OK … so now I feel …
Among other things, wrote a couple of terminal emulators, long past, so familiar with usage of “control” characters.
Still have practical use today. Want to serialize data into compact text form, without having to worry about complex escape or quote rules? Say you want to serialize a database table. Pick disused control characters as field and record separators – say RS for records and FS for fields. Easy to code. Very very fast to serialize and deserialize large data in this fashion.
Note most of the Unix command line text processing tools can be used in this fashion (though missed by most).
FWIW: “Group Separator”, ^], is the Telnet command preface (escape) code. Which I always forget if it’s been too long.
Telnet is still used to move between processors within multi-processor real-time embedded systems, such as instrumentation. Plus, it’s included in BusyBox.
Back in the day, young coders who discovered what happens when you print a string of Control-Gs were even more annoying than people who think HTML blink codes are cool.
Please don’t forget about the many uses of Control-C
which even has its own Wikipedia page here
https://en.wikipedia.org/wiki/Control-C
goes all the way back to TOPS-10, which was a wonderful system for its time.

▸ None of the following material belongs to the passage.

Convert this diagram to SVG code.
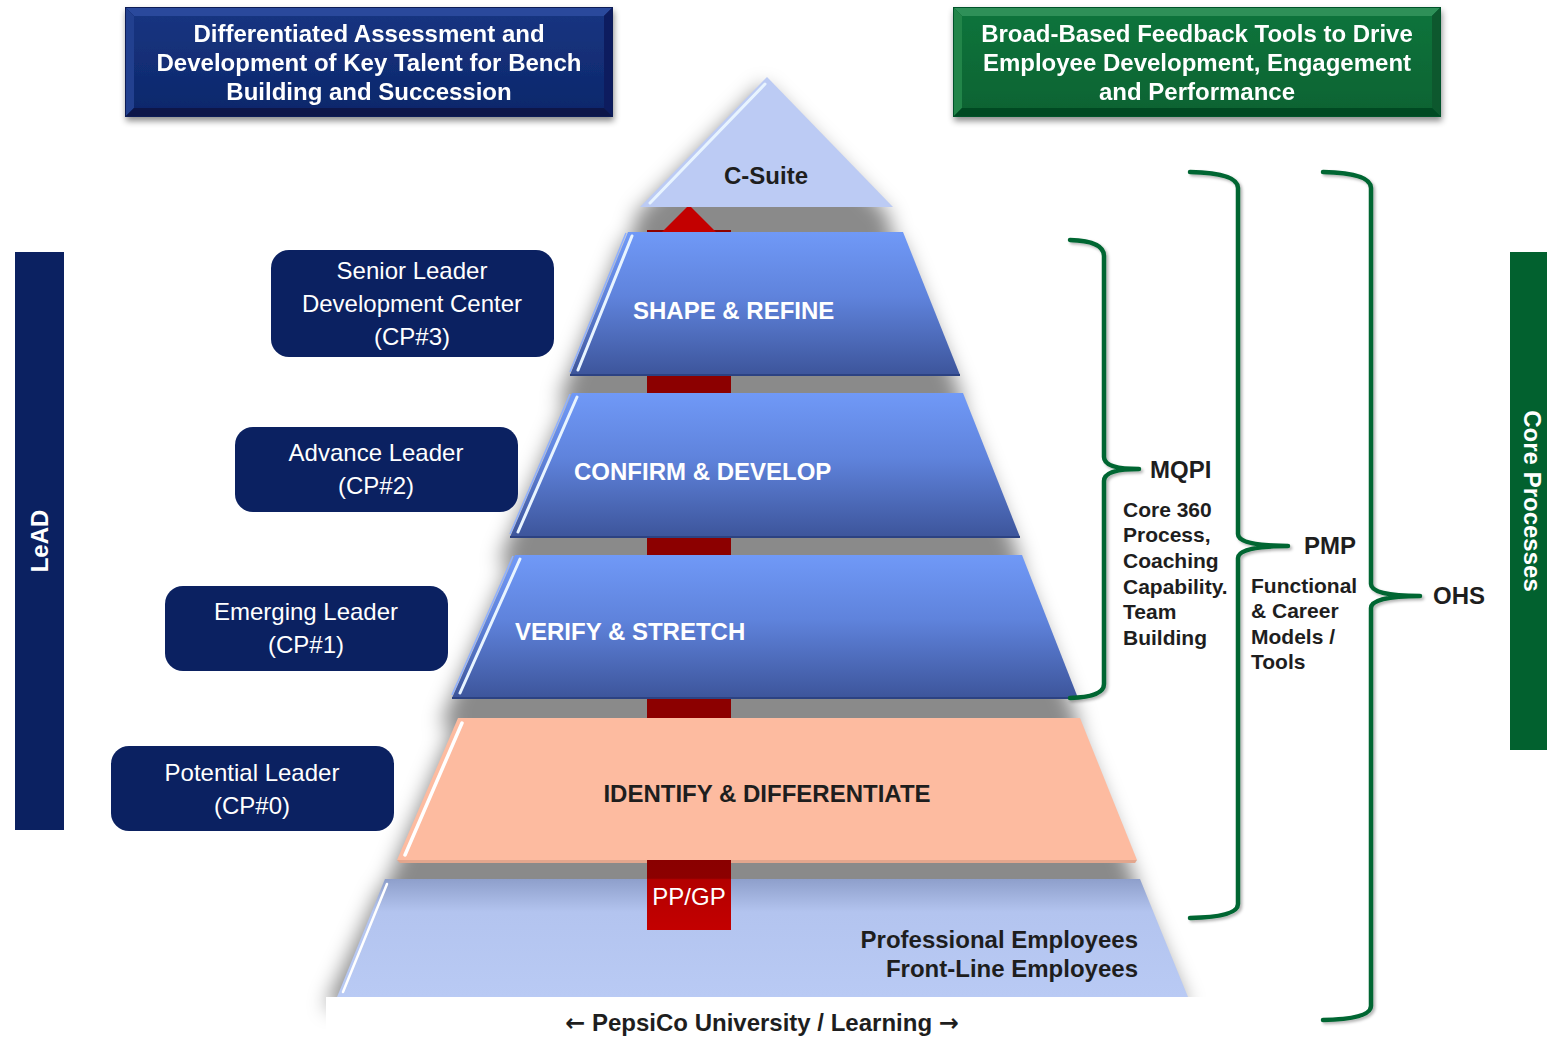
<svg xmlns="http://www.w3.org/2000/svg" width="1547" height="1041" viewBox="0 0 1547 1041">
<defs>
<style>
.t{font-family:"Liberation Sans",Arial,sans-serif;}
.b{font-weight:bold;}
.w{fill:#ffffff;}
.d{fill:#1e1e1e;}
.lbl{fill:#0b2161;}
.arr{font-family:"DejaVu Sans",sans-serif;font-weight:bold;}
.brk{fill:none;stroke:#006633;stroke-width:4.5;stroke-linecap:round;stroke-linejoin:round;}
.hl{fill:none;stroke:#e8f4ff;stroke-width:3;stroke-linecap:round;}
.edge{fill:none;stroke:#8fb0ff;stroke-width:1.5;}
</style>
<linearGradient id="blueG" x1="0" y1="0" x2="0" y2="1">
<stop offset="0" stop-color="#7099f7"/>
<stop offset="0.45" stop-color="#5f83dc"/>
<stop offset="1" stop-color="#3d559b"/>
</linearGradient>
<linearGradient id="baseG" x1="0" y1="0" x2="0" y2="1">
<stop offset="0" stop-color="#8e9fcb"/>
<stop offset="0.28" stop-color="#b3c4ef"/>
<stop offset="1" stop-color="#b9caf4"/>
</linearGradient>
<linearGradient id="ppG" x1="0" y1="0" x2="0" y2="1">
<stop offset="0" stop-color="#8a0000"/>
<stop offset="0.26" stop-color="#8c0000"/>
<stop offset="0.28" stop-color="#b30000"/>
<stop offset="1" stop-color="#c30000"/>
</linearGradient>
<linearGradient id="navyFace" x1="0" y1="0" x2="0" y2="1">
<stop offset="0" stop-color="#163480"/>
<stop offset="1" stop-color="#0e286c"/>
</linearGradient>
<linearGradient id="greenFace" x1="0" y1="0" x2="0" y2="1">
<stop offset="0" stop-color="#0d733b"/>
<stop offset="1" stop-color="#086433"/>
</linearGradient>
<filter id="blur" x="-20%" y="-20%" width="140%" height="160%">
<feGaussianBlur stdDeviation="10"/>
</filter>
<filter id="boxSh" x="-5%" y="-10%" width="110%" height="130%">
<feDropShadow dx="1" dy="4" stdDeviation="3" flood-color="#000" flood-opacity="0.45"/>
</filter>
<filter id="brSh" x="-20%" y="-5%" width="140%" height="110%">
<feDropShadow dx="2" dy="2" stdDeviation="1.5" flood-color="#000" flood-opacity="0.3"/>
</filter>
</defs>

<rect width="1547" height="1041" fill="#ffffff"/>

<!-- header boxes -->
<g id="header-left" filter="url(#boxSh)">
<rect x="125" y="7" width="488" height="110" fill="#0a1d56"/>
<polygon points="126,8 612,8 604,16 134,16" fill="#2a4a9c"/>
<polygon points="126,8 134,16 134,108 126,116" fill="#21418f"/>
<polygon points="612,8 612,116 604,108 604,16" fill="#0a1f5e"/>
<polygon points="126,116 612,116 604,108 134,108" fill="#07184a"/>
<rect x="134" y="16" width="470" height="92" fill="url(#navyFace)"/>
<text class="t b w" font-size="24" text-anchor="middle" x="369" y="42">Differentiated Assessment and</text>
<text class="t b w" font-size="24" text-anchor="middle" x="369" y="71">Development of Key Talent for Bench</text>
<text class="t b w" font-size="24" text-anchor="middle" x="369" y="100">Building and Succession</text>
</g>
<g id="header-right" filter="url(#boxSh)">
<rect x="953" y="7" width="488" height="110" fill="#05522a"/>
<polygon points="954,8 1440,8 1432,16 962,16" fill="#2f9058"/>
<polygon points="954,8 962,16 962,108 954,116" fill="#248549"/>
<polygon points="1440,8 1440,116 1432,108 1432,16" fill="#07592d"/>
<polygon points="954,116 1440,116 1432,108 962,108" fill="#044a23"/>
<rect x="962" y="16" width="470" height="92" fill="url(#greenFace)"/>
<text class="t b w" font-size="24" text-anchor="middle" x="1197" y="42">Broad-Based Feedback Tools to Drive</text>
<text class="t b w" font-size="24" text-anchor="middle" x="1197" y="71">Employee Development, Engagement</text>
<text class="t b w" font-size="24" text-anchor="middle" x="1197" y="100">and Performance</text>
</g>

<!-- side bars -->
<g id="lead-bar">
<rect x="15" y="252" width="49" height="578" fill="#0b2161"/>
<text class="t b w" font-size="24" text-anchor="middle" transform="translate(48,541) rotate(-90)">LeAD</text>
</g>
<g id="core-bar">
<rect x="1510" y="252" width="37" height="498" fill="#02612f"/>
<text class="t b w" font-size="24" text-anchor="middle" transform="translate(1524,501) rotate(90)">Core Processes</text>
</g>

<!-- pyramid shadows (silhouette, gaps filled) -->
<g id="shadows" filter="url(#blur)" fill="#000" fill-opacity="0.46" transform="translate(-4,8)">
<polygon points="767,77 893,207 896,232 636,232 640,207"/>
<polygon points="628,232 903,232 968,393 562,393 570,375"/>
<polygon points="572,393 963,393 1026,555 502,555 510,537"/>
<polygon points="515,555 1022,555 1084,718 444,718 452,698"/>
<polygon points="458,718 1080,718 1142,879 389,879 397,860"/>
<polygon points="385,879 1140,879 1192,1000 329,1000"/>
</g>

<!-- red arrow -->
<g id="red-arrow">
<rect x="647" y="230" width="84" height="632" fill="#8c0000"/>
<polygon points="689,205 716,232 662,232" fill="#c30000"/>
</g>

<!-- pyramid layers -->
<g id="c-suite">
<polygon points="767,77 893,207 640,207" fill="#bccbf4"/>
<line x1="765" y1="84" x2="650" y2="203" class="hl"/>
<text class="t b d" font-size="24" text-anchor="middle" x="766" y="184">C-Suite</text>
</g>
<g id="shape-refine">
<polygon points="628,232 903,232 960,375 570,375" fill="url(#blueG)"/>
<polyline points="570,375 960,375" fill="none" stroke="#2c4282" stroke-width="2"/>
<line x1="632" y1="236" x2="578" y2="370" class="hl"/>
<line x1="626" y1="233" x2="570" y2="372" class="edge"/>
<text class="t b w" font-size="24" x="633" y="319">SHAPE &amp; REFINE</text>
</g>
<g id="confirm-develop">
<polygon points="572,393 963,393 1020,537 510,537" fill="url(#blueG)"/>
<polyline points="510,537 1020,537" fill="none" stroke="#2c4282" stroke-width="2"/>
<line x1="577" y1="397" x2="518" y2="532" class="hl"/>
<line x1="570" y1="394" x2="510" y2="534" class="edge"/>
<text class="t b w" font-size="24" x="574" y="480">CONFIRM &amp; DEVELOP</text>
</g>
<g id="verify-stretch">
<polygon points="515,555 1022,555 1078,698 452,698" fill="url(#blueG)"/>
<polyline points="452,698 1078,698" fill="none" stroke="#2c4282" stroke-width="2"/>
<line x1="520" y1="559" x2="460" y2="693" class="hl"/>
<line x1="513" y1="556" x2="452" y2="695" class="edge"/>
<text class="t b w" font-size="24" x="515" y="640">VERIFY &amp; STRETCH</text>
</g>
<g id="identify-differentiate">
<polygon points="397,860 1137,860 1135,863 400,863" fill="#e3a68d"/>
<polygon points="458,718 1080,718 1137,860 397,860" fill="#fdbba0"/>
<line x1="462" y1="723" x2="405" y2="855" stroke="#ffffff" stroke-width="3.5" stroke-linecap="round"/>
<text class="t b d" font-size="24" text-anchor="middle" x="767" y="802">IDENTIFY &amp; DIFFERENTIATE</text>
</g>
<g id="base-layer">
<polygon points="385,879 1140,879 1188,997 337,997" fill="url(#baseG)"/>
<line x1="387" y1="884" x2="343" y2="992" stroke="#ffffff" stroke-width="2.5" stroke-linecap="round"/>
<text class="t b d" font-size="24" text-anchor="end" x="1138" y="948">Professional Employees</text>
<text class="t b d" font-size="24" text-anchor="end" x="1138" y="977">Front-Line Employees</text>
</g>
<g id="pp-gp">
<rect x="647" y="860" width="84" height="70" fill="url(#ppG)"/>
<text class="t w" font-size="24" text-anchor="middle" x="689" y="905">PP/GP</text>
</g>

<!-- bottom strip -->
<g id="pepsico-university">
<rect x="326" y="997" width="1221" height="44" fill="#ffffff"/>
<text class="t b d" font-size="24" text-anchor="middle" x="762" y="1031"><tspan class="arr">←</tspan> PepsiCo University / Learning <tspan class="arr">→</tspan></text>
</g>

<!-- leader labels -->
<g id="senior-leader">
<rect x="271" y="250" width="283" height="107" rx="18" class="lbl"/>
<text class="t w" font-size="24" text-anchor="middle" x="412" y="279">Senior Leader</text>
<text class="t w" font-size="24" text-anchor="middle" x="412" y="312">Development Center</text>
<text class="t w" font-size="24" text-anchor="middle" x="412" y="345">(CP#3)</text>
</g>
<g id="advance-leader">
<rect x="235" y="427" width="283" height="85" rx="18" class="lbl"/>
<text class="t w" font-size="24" text-anchor="middle" x="376" y="461">Advance Leader</text>
<text class="t w" font-size="24" text-anchor="middle" x="376" y="494">(CP#2)</text>
</g>
<g id="emerging-leader">
<rect x="165" y="586" width="283" height="85" rx="18" class="lbl"/>
<text class="t w" font-size="24" text-anchor="middle" x="306" y="620">Emerging Leader</text>
<text class="t w" font-size="24" text-anchor="middle" x="306" y="653">(CP#1)</text>
</g>
<g id="potential-leader">
<rect x="111" y="746" width="283" height="85" rx="18" class="lbl"/>
<text class="t w" font-size="24" text-anchor="middle" x="252" y="781">Potential Leader</text>
<text class="t w" font-size="24" text-anchor="middle" x="252" y="814">(CP#0)</text>
</g>

<!-- brackets -->
<g id="connectors" filter="url(#brSh)">
<path class="brk" d="M1070,240 Q1104,241 1104,256 L1104,457 Q1104,469 1139,469 Q1104,469 1104,481 L1104,684 Q1104,697 1070,698"/>
<path class="brk" d="M1190,172 Q1238,173 1238,188 L1238,534 Q1238,546 1288,546 Q1238,546 1238,558 L1238,904 Q1238,917 1190,918"/>
<path class="brk" d="M1323,172 Q1371,173 1371,188 L1371,584 Q1371,596 1420,596 Q1371,596 1371,608 L1371,1006 Q1371,1019 1323,1020"/>
</g>

<g id="mqpi">
<text class="t b d" font-size="24" x="1150" y="478">MQPI</text>
<text class="t b d" font-size="21" x="1123" y="517">Core 360</text>
<text class="t b d" font-size="21" x="1123" y="542">Process,</text>
<text class="t b d" font-size="21" x="1123" y="568">Coaching</text>
<text class="t b d" font-size="21" x="1123" y="594">Capability.</text>
<text class="t b d" font-size="21" x="1123" y="619">Team</text>
<text class="t b d" font-size="21" x="1123" y="645">Building</text>
</g>
<g id="pmp">
<text class="t b d" font-size="24" x="1304" y="554">PMP</text>
<text class="t b d" font-size="21" x="1251" y="593">Functional</text>
<text class="t b d" font-size="21" x="1251" y="618">&amp; Career</text>
<text class="t b d" font-size="21" x="1251" y="644">Models /</text>
<text class="t b d" font-size="21" x="1251" y="669">Tools</text>
</g>
<g id="ohs">
<text class="t b d" font-size="24" x="1433" y="604">OHS</text>
</g>
</svg>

I learned typing and programming in the late 1970s, when the control key was to the immediate left of the A key on All Good Computer Keyboards. I recall using Ctrl-H instead of Backspace because it was all in the typing keys and the Backspace key was further away. And yes, Ctrl-I, Ctrl-J and Ctrl-M were alternatives to Tab, Line Feed and Carriage Return, as the keyboard would send the same code for either the control key or the labeled key.
And of course many things happened. The IBM PC came out, moved the Caps Lock key to the former Control Key location to make the keyboard closer to a typewriter keyboard, and also did something more subtle. Each and every key and key combination sent a unique code (on both press and release!) to the computer, so a Ctrl=H was not interpreted as a backspace unless the OS or application interpreted the keycode as a backspace. Line Feed went away, and Carriage Return was probably just Return at some point, and is now Enter (on my Model M and the numerous copies of this layout since, by all manufacturers).
As software became more sophisticated, the meaning of Tab changed from a tab spot every 8 characters that all terminals responded to identically, to whatever the editing or word processing software said it meant. Because of this, many coding standards now disallow the tab character in source files, and text/programming editors are (or should be) set to add spaces when the Tab key is pressed. The Tab key offered a convenience and some data compression by reducing the number of space characters, but due to diverging standards it has become detrimental.
Speaking of controlling a mechanical device, there was BAUDOT.